Pero… parece que hay algo que es superior a la oración, ¡es la comunión, la recepción del Cuerpo de Cristo! San Pedro Julián Eymard, el santo de la Eucaristía, no piensa así: “Nunca abandones la oración, ha escrito, aun cuando fuera preciso abandonar para ello la penitencia, las obras de celo y hasta la misma Comunión. La oración es propia de todos los estados y todo lo santifica. ¡Cómo! ¿Dejar la Comunión, que nos da a Jesús, antes que la oración? ¡Sí!; porque sin la oración, ese Jesús que vas a recibir en la comunión es como un remedio cuya envoltura impide recibir sus saludables efectos”.
Es posible que para algunas almas eucarísticas esta afirmación sea una revelación y hasta pueda parecer provocativa. Pero es así. La teología, la lógica y hasta el sentido común nos permiten concluir, precisamente, lo mismo que el santo: sin la oración, la comunión no produce sus efectos salvíficos y, ¡peor!, hasta puede ser ocasión de comer la propia condenación (1 Cor. 11, 27-29).
Es por eso que en el marco de nuestras asociaciones eucarísticas o, sencillamente, a título personal, el culto que damos a la Eucaristía en la adoración, además de ser tan agradable a Dios, nos prepara de la mejor manera para ese momento privilegiado que es la comunión. Mirar, arrodillarse, sentarse o postrarse ante Jesús Hostia, acompañarle con los ojos de la fe, aunque sin fórmulas ni itinerarios previstos, es oración.
El demonio nada pretende impedir con más empeño que la oración, por más corta y rápida que sea. En general, concluimos obras arduas, aprendemos cosas difíciles, nos lanzamos en aventuras peligrosas a costa de sacrificios. Pero la constancia en la oración y en la adoración, deja mucho que desear en la generalidad de los católicos. Decimos “me ocuparé de eso después, más tarde, u otro día”. Y a veces la tibieza y el cansancio nos vencen y concluimos nuestro día… o nuestra vida, sin haber rezado nada o habiéndolo hecho muy mezquinamente.
Si ahincásemos en nuestra alma esta noción de la necesidad de rezar y procurásemos mover nuestra voluntad para orar más, adorando al Señor desde nuestra miseria, seríamos las personas más ricas y felices del mundo.
Además -y esto es lo más importante que se pueda decir sobre la oración- la oración es un don divino, es una gracia. No se trata de esfuerzos o de ingenios. Se trata de abrir el corazón a Dios para que Él haga en nosotros su obra y nos santifique, que nos haga personas orantes.
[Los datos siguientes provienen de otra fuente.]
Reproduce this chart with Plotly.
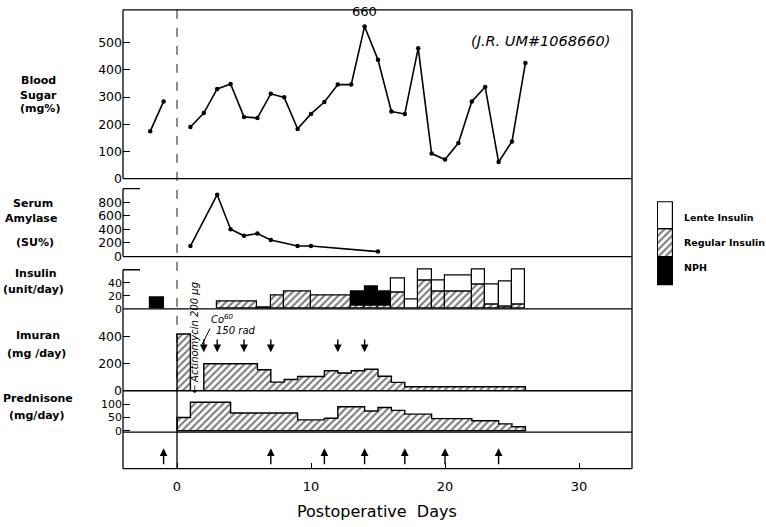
import plotly.graph_objects as go

W, H = 766, 527

# ---------------- data ----------------
bs_pre_days = [-2, -1]
bs_pre = [174, 284]
bs_days = list(range(1, 27))
bs_values = [190, 241, 330, 348, 227, 223, 312, 299, 183, 238, 282, 346, 346,
             560, 437, 247, 238, 480, 92, 70, 131, 284, 337, 61, 137, 425]
bs_peak_day = 14
bs_peak_label = "660"

amy_days = [1, 3, 4, 5, 6, 7, 9, 10, 15]
amylase = [155, 911, 403, 305, 339, 243, 155, 155, 73]

ins_start = [-2, 3, 6, 7, 8, 10, 13, 14, 15, 16, 17, 18, 19, 20, 22, 23, 24, 25]
ins_end = [-1, 6, 7, 8, 10, 13, 14, 15, 16, 17, 18, 19, 20, 22, 23, 24, 25, 26]
ins_regular = [0, 11, 2, 20, 26, 20, 5, 5, 5, 25, 0, 44, 27, 27, 37, 6, 4, 6]
ins_nph = [17, 0, 0, 0, 0, 0, 21, 29, 21, 0, 0, 0, 0, 0, 0, 0, 0, 0]
ins_lente = [0, 0, 0, 0, 0, 0, 0, 0, 0, 21, 14, 16, 16, 24, 23, 31, 38, 54]

im_start = [0, 2, 6, 7, 8, 9, 11, 12, 13, 14, 15, 16, 17]
im_end = [1, 6, 7, 8, 9, 11, 12, 13, 14, 15, 16, 17, 26]
imuran = [420, 200, 155, 64, 83, 105, 148, 132, 148, 159, 107, 62, 29]
im_arrow_days = [2, 3, 5, 7, 12, 14]

pr_start = [0, 1, 4, 9, 11, 12, 14, 15, 16, 17, 19, 22, 24, 25]
pr_end = [1, 4, 9, 11, 12, 14, 15, 16, 17, 19, 22, 24, 25, 26]
prednisone = [50, 108, 67, 41, 47, 91, 75, 88, 77, 63, 46, 38, 26, 15]

bottom_arrow_days = [-1, 7, 11, 14, 17, 20, 24]

x_ticks = [0, 10, 20, 30]
y_ticks = [[0, 100, 200, 300, 400, 500], [0, 200, 400, 600, 800], [0, 20, 40],
           [0, 200, 400], [0, 50, 100], []]
legend_labels = ["Lente Insulin", "Regular Insulin", "NPH"]

# ---------------- helpers ----------------
def pyp(p):
    return 1 - p / H


def pxp(p):
    return p / W


X_LEFT, X_RIGHT = 123, 632
DAY0_PX, PX_PER_DAY = 177.0, 13.4
x_range = [(X_LEFT - DAY0_PX) / PX_PER_DAY, (X_RIGHT - DAY0_PX) / PX_PER_DAY]

panels = [  # top px, bottom px, y range, tick font size
    (10, 181, [0, 621], 12.5),
    (181, 260, [0, 1148], 12.5),
    (260, 313, [0, 80.3], 11),
    (313, 396, [0, 607], 12.5),
    (396, 438, [-5.6, 151.7], 11),
    (438, 475, [0, 1], 12.5),
]

FONT = "DejaVu Sans"
HATCH = dict(shape="/", fgcolor="black", bgcolor="white", size=5, solidity=0.42)


def step_polygon(starts, ends, vals):
    xs, ys = [], []
    i, n = 0, len(starts)
    while i < n:
        j = i
        xs.append(starts[i]); ys.append(0)
        while True:
            xs += [starts[j], ends[j]]
            ys += [vals[j], vals[j]]
            if j + 1 < n and starts[j + 1] == ends[j]:
                j += 1
            else:
                break
        xs += [ends[j], starts[i], None]
        ys += [0, 0, None]
        i = j + 1
    return xs[:-1], ys[:-1]


fig = go.Figure()

# blood sugar
for dx, dy in [(bs_pre_days, bs_pre), (bs_days, bs_values)]:
    fig.add_trace(go.Scatter(x=dx, y=dy, mode="lines+markers", xaxis="x", yaxis="y",
                             line=dict(color="black", width=1.6),
                             marker=dict(color="black", size=4.5), showlegend=False))

# amylase
fig.add_trace(go.Scatter(x=amy_days, y=amylase, mode="lines+markers", xaxis="x2", yaxis="y2",
                         line=dict(color="black", width=1.6),
                         marker=dict(color="black", size=4.5), showlegend=False))

# insulin stacked bars
def add_ins(vals, bases, marker):
    xs, ws, ys, bs_ = [], [], [], []
    for s, e, v, b in zip(ins_start, ins_end, vals, bases):
        if v > 0:
            xs.append((s + e) / 2); ws.append(e - s); ys.append(v); bs_.append(b)
    fig.add_trace(go.Bar(x=xs, y=ys, width=ws, base=bs_, xaxis="x3", yaxis="y3",
                         marker=marker, showlegend=False))

zero = [0] * len(ins_start)
add_ins(ins_regular, zero, dict(color="white", pattern=HATCH, line=dict(color="black", width=1.2)))
add_ins(ins_nph, ins_regular, dict(color="black", line=dict(color="black", width=1.2)))
add_ins(ins_lente, [r + n for r, n in zip(ins_regular, ins_nph)],
        dict(color="white", line=dict(color="black", width=1.2)))

# imuran & prednisone step areas
for (st, en, vals, xa, ya) in [(im_start, im_end, imuran, "x4", "y4"),
                               (pr_start, pr_end, prednisone, "x5", "y5")]:
    px_, py_ = step_polygon(st, en, vals)
    fig.add_trace(go.Scatter(x=px_, y=py_, mode="lines", fill="toself", xaxis=xa, yaxis=ya,
                             fillcolor="white", fillpattern=HATCH,
                             line=dict(color="black", width=1.4), showlegend=False))

# legend swatch (own small axis)
sw_marks = [dict(color="black"), dict(color="white", pattern=HATCH), dict(color="white")]
for k, mk in enumerate(sw_marks):
    mk = dict(mk, line=dict(color="black", width=1.2))
    fig.add_trace(go.Bar(x=[0.5], y=[1], base=[k], width=[1], xaxis="x7", yaxis="y7",
                         marker=mk, showlegend=False, cliponaxis=False))

layout = dict(width=W, height=H, margin=dict(l=0, r=0, t=0, b=0), autosize=False,
              paper_bgcolor="white", plot_bgcolor="white", barmode="overlay", bargap=0,
              showlegend=False, font=dict(family=FONT, color="black"))

for i, (top, bot, rng, tfs) in enumerate(panels, start=1):
    sfx = "" if i == 1 else str(i)
    layout["xaxis" + sfx] = dict(domain=[pxp(X_LEFT), pxp(X_RIGHT)], range=x_range,
                                 anchor="y" + sfx, showgrid=False, zeroline=False,
                                 showline=False, visible=(i == 6), ticks="inside",
                                 tickvals=x_ticks, ticklen=6, tickwidth=1.2, tickcolor="black",
                                 tickfont=dict(size=13, family=FONT), ticklabelstandoff=8,
                                 fixedrange=True)
    layout["yaxis" + sfx] = dict(domain=[pyp(bot), pyp(top)], range=rng, anchor="x" + sfx,
                                 showgrid=False, zeroline=False, showline=False,
                                 visible=(i != 6), ticks="inside", ticklen=7, tickwidth=1.2,
                                 tickcolor="black", tickvals=y_ticks[i - 1],
                                 tickfont=dict(size=tfs, family=FONT), fixedrange=True)
layout["xaxis7"] = dict(domain=[pxp(657), pxp(674)], range=[-0.06, 1.06], anchor="y7",
                        visible=False, fixedrange=True)
layout["yaxis7"] = dict(domain=[pyp(290), pyp(204)], range=[-0.02, 3.02], anchor="x7",
                        visible=False, fixedrange=True)

# ---------------- frame lines ----------------
LN = dict(color="black", width=1.3)
shapes = []
def pline(x0, y0, x1, y1, **kw):
    shapes.append(dict(type="line", xref="paper", yref="paper", x0=pxp(x0), x1=pxp(x1),
                       y0=pyp(y0), y1=pyp(y1), line=kw.get("line", LN)))

pline(X_LEFT, 10, X_RIGHT, 10)
pline(X_RIGHT, 10, X_RIGHT, 475)
for yy in [181, 260, 313, 396, 438, 475]:
    pline(X_LEFT, yy, X_RIGHT, yy)
pline(X_LEFT, 10, X_LEFT, 181)
pline(X_LEFT, 313, X_LEFT, 475)
for yref, top_val in [("y2", 1000), ("y3", 60)]:
    shapes.append(dict(type="line", xref="paper", yref=yref, x0=pxp(X_LEFT), x1=pxp(X_LEFT),
                       y0=0, y1=top_val, line=LN))
    shapes.append(dict(type="line", xref="paper", yref=yref, x0=pxp(X_LEFT), x1=pxp(X_LEFT + 17),
                       y0=top_val, y1=top_val, line=LN))
# day-0 line
shapes.append(dict(type="line", xref="x6", yref="paper", x0=0, x1=0, y0=pyp(10), y1=pyp(396),
                   line=dict(color="black", width=0.9, dash="dash")))
shapes.append(dict(type="line", xref="x6", yref="paper", x0=0, x1=0, y0=pyp(396), y1=pyp(475),
                   line=dict(color="black", width=1.3)))
# Co60 leader line
pline(202, 349, 210, 333, line=dict(color="black", width=1))
layout["shapes"] = shapes

# ---------------- annotations ----------------
ann = []
def ptext(x, y, text, size=11, bold=False, italic=False, xanchor="center", angle=0):
    t = text
    if bold:
        t = "<b>" + t + "</b>"
    if italic:
        t = "<i>" + t + "</i>"
    ann.append(dict(xref="paper", yref="paper", x=pxp(x), y=pyp(y), text=t, showarrow=False,
                    xanchor=xanchor, yanchor="middle", textangle=angle,
                    font=dict(size=size, family=FONT, color="black")))

for x, y, t in [(38, 82, "Blood"), (38, 97, "Sugar"), (40, 110, "(mg%)"),
                (33, 206, "Serum"), (31, 221, "Amylase"), (35, 246, "(SU%)"),
                (36, 277, "Insulin"), (33, 293, "(unit/day)"),
                (38, 340, "Imuran"), (36, 358, "(mg /day)"),
                (38, 404, "Prednisone"), (37, 421, "(mg/day)")]:
    ptext(x, y, t, size=11, bold=True)

ptext(540, 42, "(J.R. UM#1068660)", size=14.5, italic=True)
ptext(377, 518, "Postoperative  Days", size=16)
ptext(194, 343, "← Actinomycin 200 µg", size=10, italic=True, angle=-90)
ptext(209, 323, "Co<sup>60</sup>", size=10, italic=True, xanchor="left")
ptext(214, 335, "150 rad", size=10, italic=True, xanchor="left")
for k, lab in enumerate(legend_labels):
    ptext(682, [220, 246, 271][k], lab, size=9.5, bold=True, xanchor="left")

ann.append(dict(xref="x", yref="y", x=bs_peak_day, y=bs_values[bs_days.index(bs_peak_day)],
                text=bs_peak_label, showarrow=False, yshift=15, yanchor="middle",
                font=dict(size=13, family=FONT, color="black")))

for d in im_arrow_days:
    ann.append(dict(xref="x4", yref="y4", axref="x4", ayref="y4", x=d, y=285, ax=d, ay=390,
                    text="", showarrow=True, arrowhead=2, arrowsize=1.1, arrowwidth=1.4,
                    arrowcolor="black"))
for d in bottom_arrow_days:
    ann.append(dict(xref="x6", yref="y6", axref="x6", ayref="y6", x=d, y=0.56, ax=d, ay=0.08,
                    text="", showarrow=True, arrowhead=2, arrowsize=1.1, arrowwidth=1.4,
                    arrowcolor="black"))
layout["annotations"] = ann

fig.update_layout(**layout)
fig.write_html("out.html", config=dict(displayModeBar=False))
Hay que orar como Jesús y como María: “Hágase tu voluntad y no la mía” dijo Nuestro Salvador en el Monte de los Olivos (Lc. 22, 42). “Hágase en mi según tu Palabra” (Lc. 1, 38) declaró la Virgen al embajador Gabriel. Ahí está la oración perfecta: decir “fiat” con los labios o con el corazón.
Para orar se nos pide tener un poco perfil de estratega, ya que hay que ponerse cada uno en su lugar, poniendo a Dios en el suyo propio y, desde nuestra nada, reconocer la omnipotencia infinita de nuestro Padre y Señor.
¿Cuándo comprenderemos que todo edificio comienza a ser construido por los cimientos, y que cuanto mayor sea el proyecto, más se debe invertir en el fundamento?
La oración es el principio y fundamento de todo.